Gibson Johns, who would love a little drama around his future wedding, says… Contrary to what your fiancé’s friend is saying, you don’t need to choose between inviting him and his ex-girlfriend. She’s your friend, he’s your husband’s friend and, if you’d them both to be there for your big day, then you should invite them.

Any drama that they can’t get past for the sake of their good friends’ wedding is their own issue to deal with, not yours. They can coexist for a few hours!
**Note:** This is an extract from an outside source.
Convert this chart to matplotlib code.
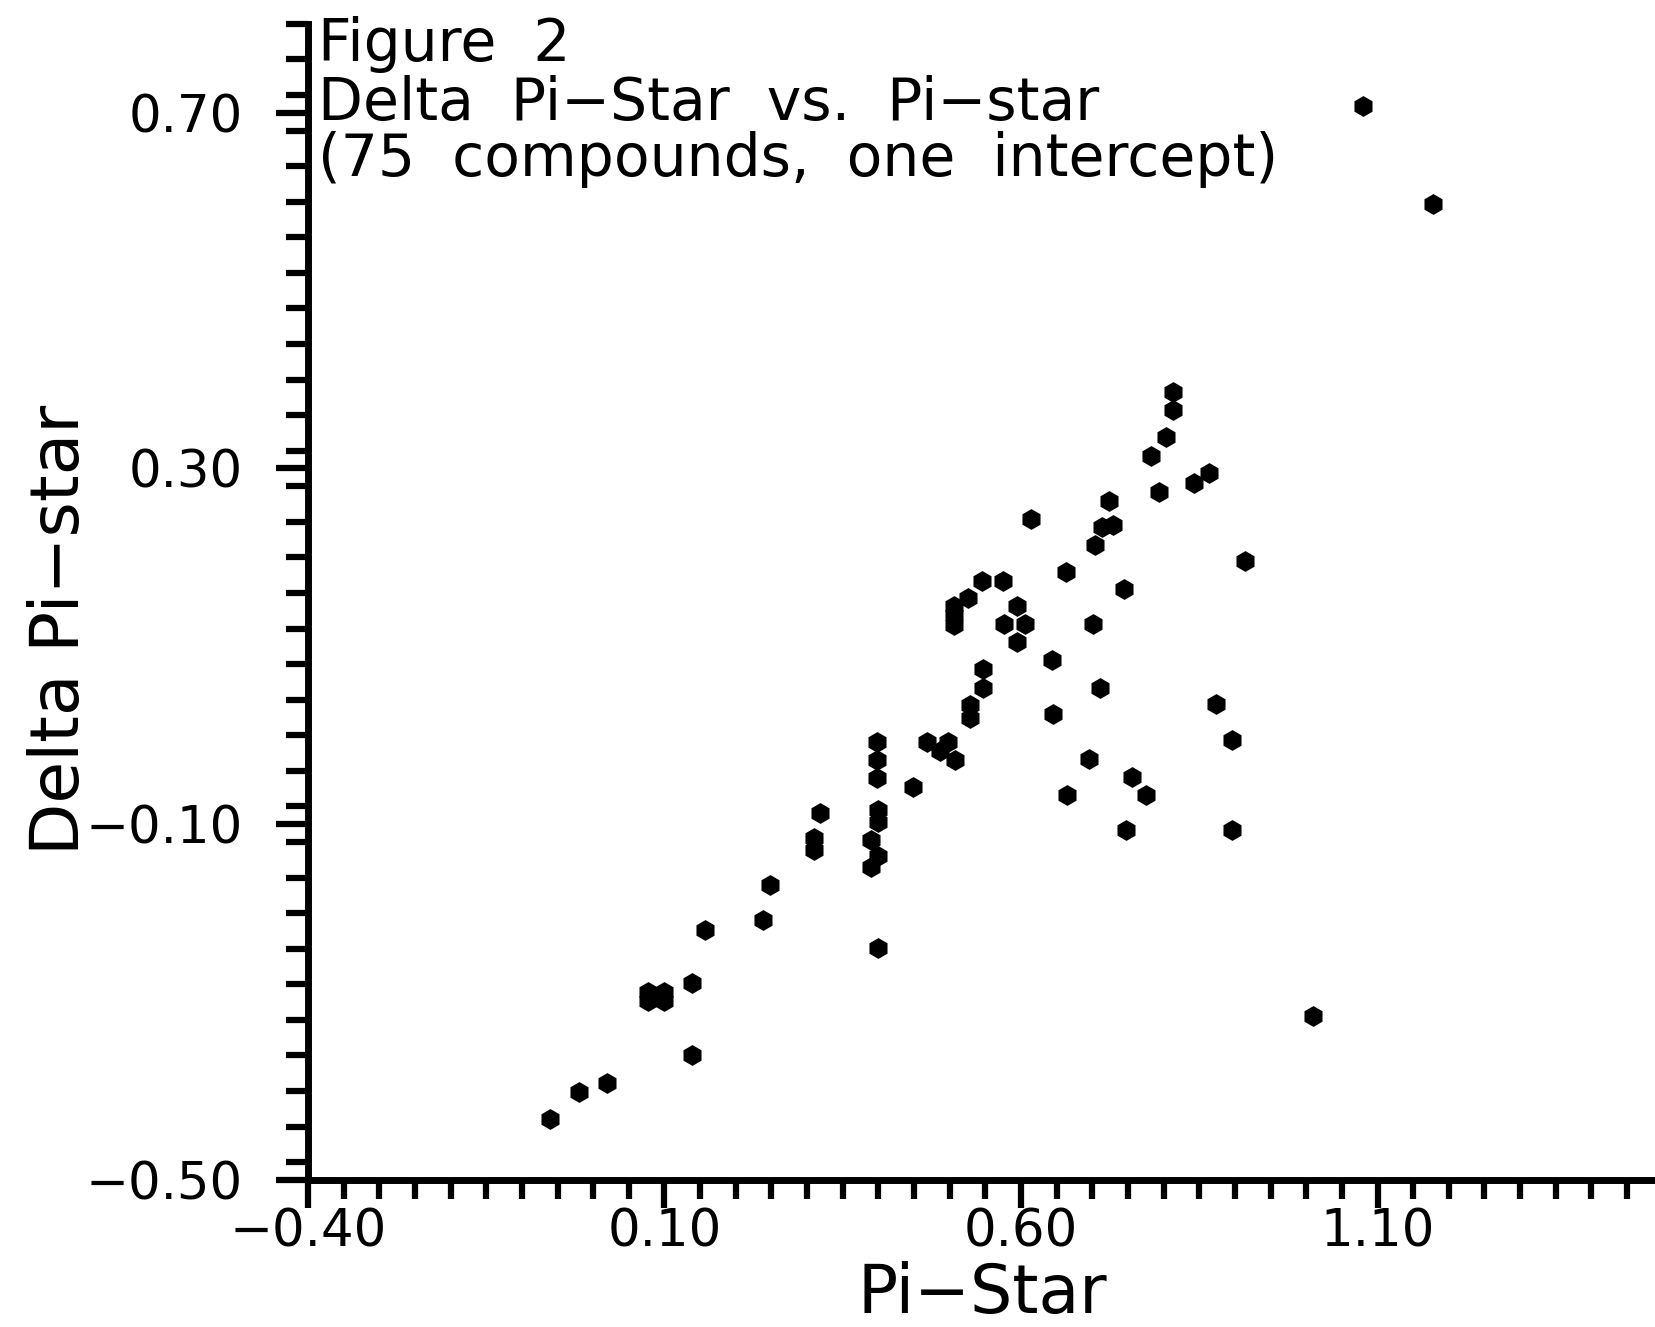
import matplotlib
matplotlib.use("Agg")
import matplotlib.pyplot as plt
from matplotlib.ticker import FixedLocator, FuncFormatter, MultipleLocator

# ---- data ----
pi_star = [
    1.080, 1.178, 0.813, 0.813, 0.803, 0.783, 0.794, 0.843, 0.863, 0.724,
    0.713, 0.729, 0.704, 0.614, 0.914, 0.663, 0.744, 0.546, 0.575, 0.526,
    0.506, 0.506, 0.506, 0.594, 0.576, 0.606, 0.595, 0.701, 0.644, 0.547,
    0.547, 0.528, 0.528, 0.711, 0.645, 0.874, 0.896, 0.696, 0.756, 0.776,
    0.665, 0.747, 0.896, 0.398, 0.398, 0.398, 0.468, 0.498, 0.486, 0.507,
    0.449, 0.400, 0.400, 0.389, 0.400, 0.389, 0.400, 0.318, 0.309, 0.309,
    0.248, 0.238, 0.157, 0.138, 0.077, 0.099, 0.077, 0.099, 0.138, 0.019,
    -0.020, -0.060, 1.009,
]
delta_pi_star = [
    0.708, 0.597, 0.386, 0.366, 0.335, 0.314, 0.274, 0.284, 0.295, 0.264,
    0.234, 0.236, 0.214, 0.243, 0.196, 0.184, 0.165, 0.174, 0.174, 0.154,
    0.145, 0.135, 0.124, 0.145, 0.125, 0.125, 0.105, 0.125, 0.085, 0.074,
    0.053, 0.034, 0.019, 0.053, 0.024, 0.035, -0.005, -0.027, -0.047, -0.067,
    -0.067, -0.106, -0.106, -0.008, -0.028, -0.048, -0.008, -0.007, -0.018, -0.028,
    -0.058, -0.084, -0.097, -0.118, -0.136, -0.148, -0.239, -0.087, -0.116, -0.129,
    -0.168, -0.208, -0.219, -0.279, -0.289, -0.289, -0.299, -0.299, -0.359, -0.391,
    -0.401, -0.431, -0.316,
]
x_major = [-0.40, 0.10, 0.60, 1.10]
y_major = [-0.50, -0.10, 0.30, 0.70]
title_lines = ["Figure  2", "Delta  Pi\u2212Star  vs.  Pi\u2212star",
               "(75  compounds,  one  intercept)"]
x_label = "Pi\u2212Star"
y_label = "Delta Pi\u2212star"

W, H = 1656, 1327
fig = plt.figure(figsize=(W / 100, H / 100), dpi=100)
fig.patch.set_facecolor("white")

ax = fig.add_axes([308 / W, 147 / H, 1426 / W, 1156.2 / H])
ax.set_xlim(-0.40, 1.60)
ax.set_ylim(-0.50, 0.80)

ax.plot(pi_star, delta_pi_star, linestyle="none", marker="h", ms=15,
        color="black", mew=0, clip_on=False)

for s in ("top", "right"):
    ax.spines[s].set_visible(False)
for s in ("left", "bottom"):
    ax.spines[s].set_linewidth(5.0)
    ax.spines[s].set_color("black")

fmt = FuncFormatter(lambda v, p: f"{v:.2f}".replace("-", "\u2212"))
ax.xaxis.set_major_locator(FixedLocator(x_major))
ax.xaxis.set_minor_locator(MultipleLocator(0.05))
ax.yaxis.set_major_locator(FixedLocator(y_major))
ax.yaxis.set_minor_locator(MultipleLocator(0.04))
ax.xaxis.set_major_formatter(fmt)
ax.yaxis.set_major_formatter(fmt)

ax.tick_params(axis="x", which="major", direction="out", length=20, width=4.5,
               pad=0, labelsize=37)
ax.tick_params(axis="x", which="minor", direction="out", length=14, width=4.5)
ax.tick_params(axis="y", which="major", direction="out", length=23, width=4.5,
               pad=24, labelsize=37)
ax.tick_params(axis="y", which="minor", direction="out", length=16, width=4.5)

title_baselines = [61, 120, 176]
for line, yb in zip(title_lines, title_baselines):
    fig.text(318 / W, 1 - yb / H, line, ha="left", va="baseline", fontsize=42)

fig.text(982 / W, 1 - 1313 / H, x_label, ha="center", va="baseline",
         fontsize=48)
fig.text(79 / W, 1 - 630 / H, y_label, rotation=90, rotation_mode="anchor",
         ha="center", va="baseline", fontsize=49)

fig.savefig("out.png", dpi=100, facecolor="white")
And, if that ends up being a bit too optimistic of an expectation, maybe there will end up being some fireworks of a different sort at your wedding, giving you a day that will be all the more memorable if they, say, have a Real Housewives-style blowup for everyone to see. Wedding, dinner, dancing and a show? Now that’s a wedding I want to be invited to.

Regardless, you should invite your friend to your wedding if you want her there. In my opinion, the bride’s opinion matters more than the groom’s, anyway, so if it’s his friend that doesn’t get his way, then it is what it is.

Kimberly Te, who would be the one to boycott a wedding over the guest list, says… The only answer is to invite both of them and not choose. Maybe one of them naturally won’t be able to make it anyway. If that happens, it would be awkward to then welcome the other person as the second choice. Or even worse, what if they get back together? Then, by choosing one over the other, you’ve become an enemy to both of them.

TL;DR… Sounds like a “him” problem and not a “you” problem, tbh. He can choose the guest list at his own wedding.